The cynic in us says that the reason Blizzard saddles us with these awful cards when we begin our Hearthstone career is so we’re encouraged to spend all our money on new packs to get the luck and dust necessary to craft a reasonable deck. That is, of course, true. This is a free-to-play video game and like all free-to-play video games it needs incentives for people to spend money. I’ve spent hundreds and hundreds of dollars on Hearthstone, and that’s honestly a pretty modest number compared to other players. However, I probably wouldn’t have spent that money if I could win games with Booty Bay Bodyguard in my deck. Sure, there’s the dream of grinding your way to Legend using nothing more than earned gold, and if you actually have time for that, well, god bless. The rest of us will be burning the money to keep the machine.

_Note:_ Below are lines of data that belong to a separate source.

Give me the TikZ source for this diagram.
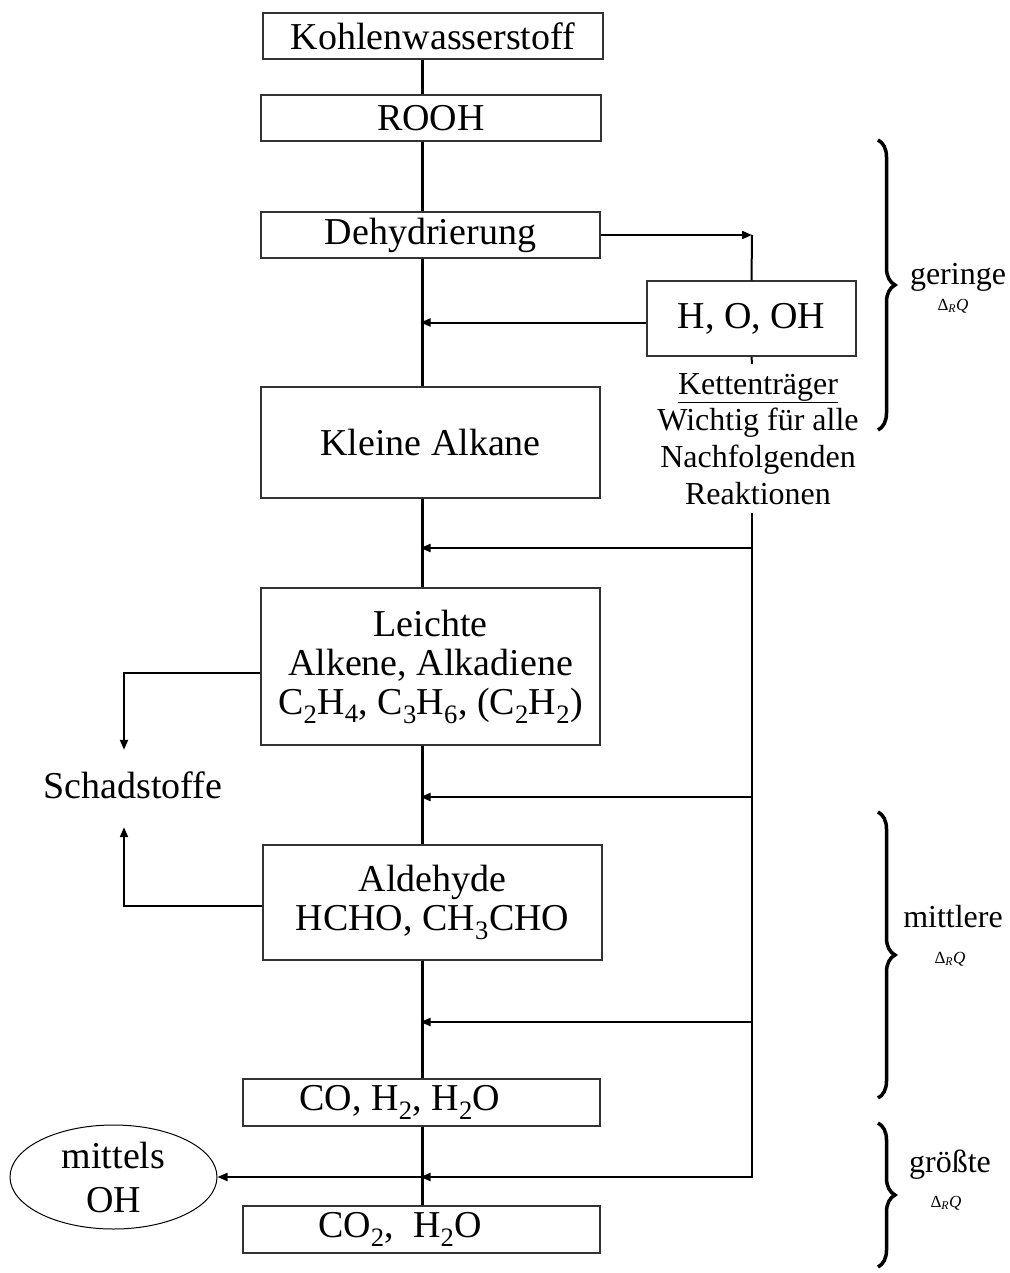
\documentclass[tikz,border=0pt]{standalone}
\usepackage{fontspec}
\setmainfont{Liberation Serif}
\usetikzlibrary{arrows.meta,shapes.geometric,decorations.pathreplacing,calc}
\begin{document}
\begin{tikzpicture}[x=1pt,y=-1pt,
  box/.style={draw=black!80,line width=1.2pt,inner sep=0pt,align=center,font=\fontsize{38}{39}\selectfont},
  spineline/.style={line width=3pt},
  arr/.style={line width=2pt,-{Triangle[length=10pt,width=8pt]}},
  conn/.style={line width=2pt},
  bracestyle/.style={decorate,decoration={brace,amplitude=17pt},line width=3.5pt},
  side/.style={font=\fontsize{32}{36.7}\selectfont,inner sep=0pt,align=center},
  lvl/.style={font=\fontsize{32}{32}\selectfont,inner sep=0pt,anchor=base},
  dq/.style={font=\fontsize{17}{17}\selectfont,inner sep=0pt,anchor=base}]
\useasboundingbox (0,0) rectangle (1009,1273);

% boxes
\node[box,minimum width=340pt,minimum height=46pt] (K) at (433,36) {Kohlenwasserstoff};
\node[box,minimum width=340pt,minimum height=46pt] (R) at (431,118) {ROOH};
\node[box,minimum width=339pt,minimum height=46pt] (D) at (430.5,235) {Dehydrierung};
\node[box,minimum width=209pt,minimum height=75pt] (H) at (751.5,318.5) {H, O, OH};
\node[box,minimum width=339pt,minimum height=111pt] (Kl) at (430.5,442.5) {Kleine Alkane};
\node[box,minimum width=339pt,minimum height=157pt] (L) at (430.5,666.5) {Leichte\\Alkene, Alkadiene\\C\textsubscript{2}H\textsubscript{4}, C\textsubscript{3}H\textsubscript{6}, (C\textsubscript{2}H\textsubscript{2})};
\node[box,minimum width=339pt,minimum height=115pt] (A) at (432.5,902.5) {Aldehyde\\HCHO, CH\textsubscript{3}CHO};
\node[box,minimum width=357pt,minimum height=47pt] (C1) at (421.5,1102.5) {\hspace*{-43pt}CO, H\textsubscript{2}, H\textsubscript{2}O};
\node[box,minimum width=357pt,minimum height=47pt] (C2) at (421.5,1229.5) {\hspace*{-43pt}CO\textsubscript{2}, \ H\textsubscript{2}O};
\node[draw,ellipse,line width=1pt,minimum width=207pt,minimum height=104pt,inner sep=0pt,align=center,font=\fontsize{38}{44}\selectfont] (E) at (113.5,1177) {mittels\\OH};
\node[inner sep=0pt,font=\fontsize{38}{38}\selectfont,text height=48pt,text depth=29pt,anchor=base] (S) at (133,798) {Schadstoffe};
\node[side,anchor=north] (kt) at (758,373) {\underline{Kettenträger}\\Wichtig für alle\\Nachfolgenden\\Reaktionen};

% coordinates
\coordinate (spine) at (422,0);
\coordinate (sx) at (124,0);
\coordinate (rtop) at (752,235);
\coordinate (tick) at (752,364);
\coordinate (r1) at (752,513);
\coordinate (r2) at (752,1178);
\coordinate (y1) at (752,548);
\coordinate (y2) at (752,797);
\coordinate (y3) at (752,1022);
\coordinate (y4) at (752,1177);

% main spine
\foreach \a/\b in {K/R,R/D,D/Kl,Kl/L,L/A,A/C1,C1/C2}
  \draw[spineline] (\a.south -| spine) -- (\b.north -| spine);

% right side
\draw[arr] (D.east) -- (rtop);
\draw[conn] (rtop) -- (H.north);
\draw[arr,shorten >=-1.5pt] ([yshift=-4pt]H.west) -- ([yshift=-4pt]H.west -| spine);
\draw[conn] (H.south) -- (tick);
\draw[line width=2.5pt] (r1) -- (r2);
\foreach \c in {y1,y2,y3,y4}
  \draw[arr,shorten >=-1.5pt] (\c) -- (\c -| spine);
\draw[arr] (y4 -| spine) -- (E.east);

% left side
\draw[arr] ([yshift=-6.5pt]L.west) -| (S.north -| sx);
\draw[arr] ([yshift=-3.5pt]A.west) -| (S.south -| sx);

% braces
\draw[bracestyle] (878,140) -- (878,430);
\draw[bracestyle] (878,812) -- (878,1098);
\draw[bracestyle] (878,1123) -- (878,1267);

\node[lvl] (g1) at (958,284) {geringe};
\node[dq] (q1) at (953,310) {Δ\textsubscript{\textit{R}}\textit{Q}};
\node[lvl] (g2) at (953,927) {mittlere};
\node[dq] (q2) at (950,963) {Δ\textsubscript{\textit{R}}\textit{Q}};
\node[lvl] (g3) at (950,1172) {größte};
\node[dq] (q3) at (946,1207) {Δ\textsubscript{\textit{R}}\textit{Q}};
\end{tikzpicture}
\end{document}
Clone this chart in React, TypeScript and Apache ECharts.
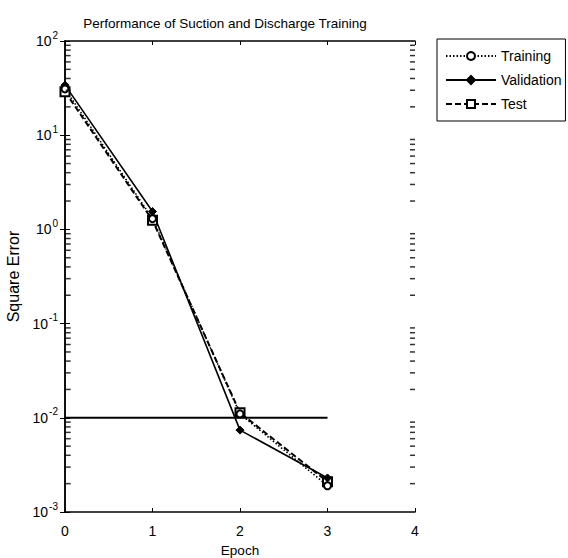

This is always the hangup I have when I try to explain Hearthstone to people. I talk about how the mechanics have been polished to a mirror shine, and how the competitive community is ridiculously strong and tight-knit. But then you’re forced to mention that, yeah, if you want to have a competitive deck you’re going to either have to play a ton of Hearthstone or make peace with spending say, $30, on digital cards. When you say it like that, it comes off kinda malicious right?
But here’s the thing. We need bad cards in Hearthstone.
It’s for Blizzard’s benefit sure, but it also helps us as players. It’s a learning mechanism. When I first started playing Hearthstone, I had no idea that the Booty Bay Bodyguard was bad. In fact it was one of my favorite cards, because I got to hit face for five hot damage while knowing that it had taunt, so I was protected. I didn’t know that it traded evenly with Chillwind Yeti which cost one mana less, nor did I realize that paying extra for taunt and subpar health was a fast way to lose a game. I ran Goldshire Footman and Lord of the Arena, and spent my first few weeks in Hearthstone watching those cards get swallowed up by the better, but not obviously so, minions like Knife Juggler and Harvest Golem. Eventually, after a bunch of pain and losing and sadness, I understood what makes a Hearthstone card good.
If new players came into the game with an already fashionable, superior deck, would they ever learn? Sure eventually, but it’s a lot easier to climb out of the muck of mediocrity when you’re watching your sub-par deck fail right in front of your eyes.
So yes, those terrible neutrals do line Blizzard’s pockets, but I think they’re also integral to what makes Hearthstone work. We’re always going to need bad cards to set the bar for the good ones.